* [Supplied records]
★ ★ ★ ★ ★

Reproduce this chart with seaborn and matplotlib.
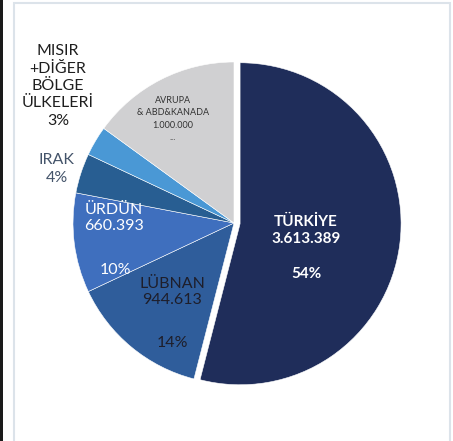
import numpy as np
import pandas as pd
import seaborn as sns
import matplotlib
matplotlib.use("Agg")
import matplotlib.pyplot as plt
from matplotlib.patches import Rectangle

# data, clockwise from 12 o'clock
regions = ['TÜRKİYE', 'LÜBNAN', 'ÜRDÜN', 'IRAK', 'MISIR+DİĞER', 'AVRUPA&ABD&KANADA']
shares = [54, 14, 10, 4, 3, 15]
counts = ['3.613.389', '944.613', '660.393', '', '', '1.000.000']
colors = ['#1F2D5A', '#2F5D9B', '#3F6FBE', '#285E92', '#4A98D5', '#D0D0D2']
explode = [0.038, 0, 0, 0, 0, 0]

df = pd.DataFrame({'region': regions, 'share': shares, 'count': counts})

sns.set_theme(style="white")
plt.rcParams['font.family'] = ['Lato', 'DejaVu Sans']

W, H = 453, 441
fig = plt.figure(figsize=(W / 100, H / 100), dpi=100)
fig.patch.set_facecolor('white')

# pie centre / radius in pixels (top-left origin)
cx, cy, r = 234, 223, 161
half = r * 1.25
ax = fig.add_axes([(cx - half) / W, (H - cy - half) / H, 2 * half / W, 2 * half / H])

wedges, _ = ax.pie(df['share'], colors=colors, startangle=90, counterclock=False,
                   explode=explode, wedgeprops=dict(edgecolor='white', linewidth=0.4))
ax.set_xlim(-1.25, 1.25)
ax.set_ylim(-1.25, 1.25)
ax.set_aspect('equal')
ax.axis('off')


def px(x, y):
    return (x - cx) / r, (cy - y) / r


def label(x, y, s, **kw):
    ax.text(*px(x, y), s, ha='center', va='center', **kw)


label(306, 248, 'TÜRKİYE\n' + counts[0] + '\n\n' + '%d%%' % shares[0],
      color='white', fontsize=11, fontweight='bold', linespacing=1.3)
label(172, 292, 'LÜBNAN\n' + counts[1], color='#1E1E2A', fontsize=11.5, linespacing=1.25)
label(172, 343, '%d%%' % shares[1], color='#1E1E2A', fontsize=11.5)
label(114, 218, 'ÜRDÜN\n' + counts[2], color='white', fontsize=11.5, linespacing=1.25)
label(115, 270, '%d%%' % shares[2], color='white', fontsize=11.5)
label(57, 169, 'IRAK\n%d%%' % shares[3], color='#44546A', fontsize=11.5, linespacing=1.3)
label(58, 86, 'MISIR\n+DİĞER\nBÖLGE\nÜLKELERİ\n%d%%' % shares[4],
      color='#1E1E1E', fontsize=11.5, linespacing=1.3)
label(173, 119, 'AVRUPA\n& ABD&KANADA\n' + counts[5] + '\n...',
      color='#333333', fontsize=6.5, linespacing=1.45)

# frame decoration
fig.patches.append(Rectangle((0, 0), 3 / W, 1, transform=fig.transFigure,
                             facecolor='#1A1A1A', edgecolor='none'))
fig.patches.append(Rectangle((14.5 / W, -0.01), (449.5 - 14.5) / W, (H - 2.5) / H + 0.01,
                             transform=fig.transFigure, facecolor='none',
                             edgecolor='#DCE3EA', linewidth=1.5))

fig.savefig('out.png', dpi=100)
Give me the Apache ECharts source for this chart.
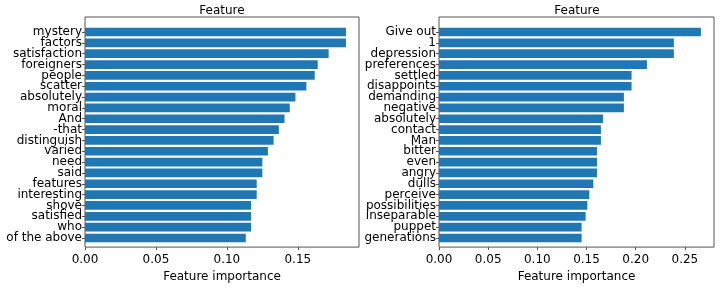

★ ★ ★ ★ ★

* [Request] Pick every line with "seaborn" in it and copy it.

* [Expected output]
Reproduce this chart with seaborn and matplotlib.
import seaborn as sns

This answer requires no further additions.